What Is Strict Liability?
In most cases of personal injury legal claims, the plaintiff - the person injured - must show that the defendant - the one accused of causing the injury - was negligent or reckless. In other words, they failed to exercise a reasonable duty of care not to cause injury to others through their actions or inactions.

Under the principle of strict liability, the defendant - product designer, manufacturer, or retailer - need not be shown to be negligent. Instead, a product liability lawsuit only needs to show that:

  • The defendant designed, manufactured, distributed, or sold a defective product.

  • The defect was present when you acquired the product.

  • You used the product in a reasonably foreseeable manner.

  • You suffered harm or injury from using the product.

 

Though this sounds simple, once the issue gets to court (if it's not settled prior to litigation), attorneys for the defendant will make various claims that you yourself caused your injuries by using the product in an unsafe manner, or that you modified the product. Another defense they might raise is that you were a "sophisticated user" and should have known the product was dangerous.

 

What Is Considered a Product?
Products need not be only physical objects that we operate or use for our personal benefit or entertainment, such as gardening or workshop tools, or even drones. Contaminated food products are also covered under product liability statutes. So too are medicines and medical devices that result in adverse effects.

 

The California Civil Code, however, precludes lawsuits for product liability under two circumstances:

  1. The product is inherently unsafe and the product is known to be unsafe by the ordinary consumer who consumes the product with the ordinary knowledge common to the community.

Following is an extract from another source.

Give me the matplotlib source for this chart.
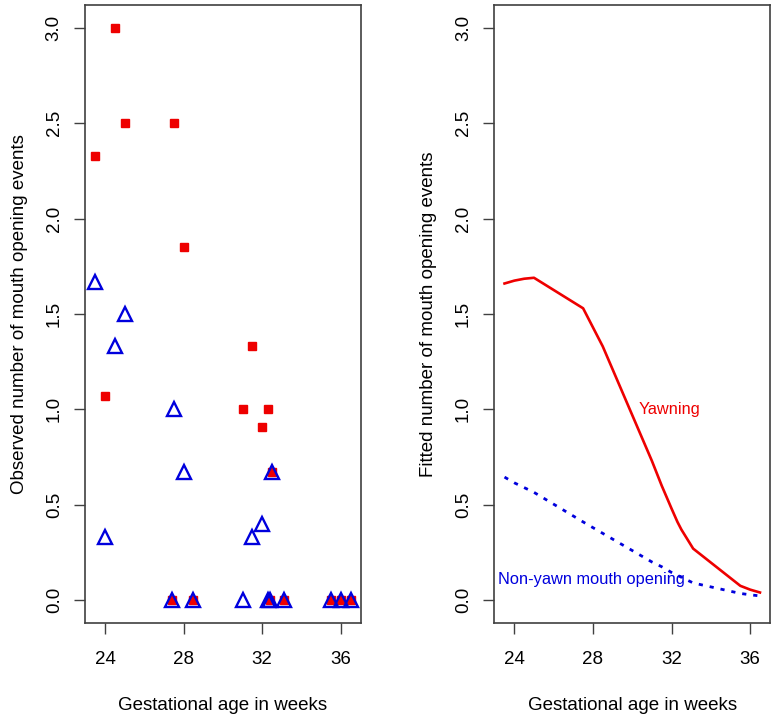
import matplotlib
matplotlib.use("Agg")
import matplotlib.pyplot as plt

plt.rcParams['font.family'] = ['Liberation Sans', 'DejaVu Sans']

# observed counts per fetus / age
ages = [23.5, 24.0, 24.5, 25.0, 27.4, 27.5, 28.0, 28.5, 31.0, 31.5,
        32.0, 32.3, 32.4, 32.5, 33.1, 35.5, 36.0, 36.5]
yawn_obs = [2.33, 1.07, 3.0, 2.5, 0, 2.5, 1.85, 0, 1.0, 1.33,
            0.91, 1.0, 0, 0.67, 0, 0, 0, 0]
nonyawn_obs = [1.67, 0.33, 1.33, 1.5, 0, 1.0, 0.67, 0, 0, 0.33,
               0.4, 0, 0, 0.67, 0, 0, 0, 0]

# fitted curves
fit_ages = [23.5, 24.0, 24.5, 25.0, 27.5, 28.0, 28.5, 31.0, 31.5, 32.0,
            32.3, 32.5, 33.1, 35.5, 36.0, 36.5]
fit_yawn = [1.66, 1.675, 1.685, 1.69, 1.53, 1.43, 1.33, 0.73, 0.60, 0.48,
            0.41, 0.37, 0.27, 0.075, 0.055, 0.04]
fit_nonyawn = [0.645, 0.615, 0.59, 0.565, 0.41, 0.38, 0.35, 0.20, 0.175, 0.145,
               0.13, 0.12, 0.09, 0.035, 0.028, 0.022]

xticks = [24, 28, 32, 36]
yticks = [0.0, 0.5, 1.0, 1.5, 2.0, 2.5, 3.0]

RED = '#ee0000'
BLUE = '#0000dd'
FS = 13.5

fig = plt.figure(figsize=(7.75, 7.18), dpi=100)
ax1 = fig.add_axes([0.1097, 0.1323, 0.356, 0.8607])
ax2 = fig.add_axes([0.6378, 0.1323, 0.356, 0.8607])

for ax in (ax1, ax2):
    ax.set_xlim(22.98, 37.02)
    ax.set_ylim(-0.12, 3.12)
    ax.set_xticks(xticks)
    ax.set_yticks(yticks)
    ax.set_xticklabels([str(t) for t in xticks])
    ax.set_yticklabels(['%.1f' % t for t in yticks], rotation=90, va='center')
    ax.tick_params(labelsize=FS, length=8, width=1, color='#404040')
    ax.tick_params(axis='x', pad=12)
    ax.tick_params(axis='y', pad=8)
    for s in ax.spines.values():
        s.set_color('#404040')
        s.set_linewidth(1.2)
    ax.set_xlabel('Gestational age in weeks', fontsize=FS, labelpad=21)

# left panel: observed data
ax1.plot(ages, yawn_obs, linestyle='none', marker='s', ms=6.3,
         color=RED, mec=RED)
ax1.plot(ages, nonyawn_obs, linestyle='none', marker='^', ms=9.5,
         mfc='none', mec=BLUE, mew=1.7)
ax1.set_ylabel('Observed number of mouth opening events', fontsize=FS, labelpad=13)

# right panel: fitted curves
ax2.plot(fit_ages, fit_yawn, color=RED, lw=1.9)
ax2.plot(fit_ages, fit_nonyawn, color=BLUE, lw=2, linestyle=(0, (1.5, 2.5)))
ax2.text(31.9, 1.0, 'Yawning', color=RED, fontsize=11.8, ha='center', va='center')
ax2.text(27.9, 0.11, 'Non-yawn mouth opening', color=BLUE, fontsize=11.8,
         ha='center', va='center')
ax2.set_ylabel('Fitted number of mouth opening events', fontsize=FS, labelpad=13)

fig.savefig('out.png', dpi=100)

  2. The product is a common consumer product intended for personal consumption, such as sugar, castor oil, alcohol, and butter.

 

The same section makes it clear that it "does not exempt the manufacture or sale of tobacco products by tobacco manufacturers and their successors in interest from product liability actions, but does exempt the sale or distribution of tobacco products by any other person, including, but not limited to, retailers or distributors."

 

Statute of Limitations
The statute of limitations for filing a product liability lawsuit for personal injury is two years from the date of the injury. For property damage, the statute extends to three years.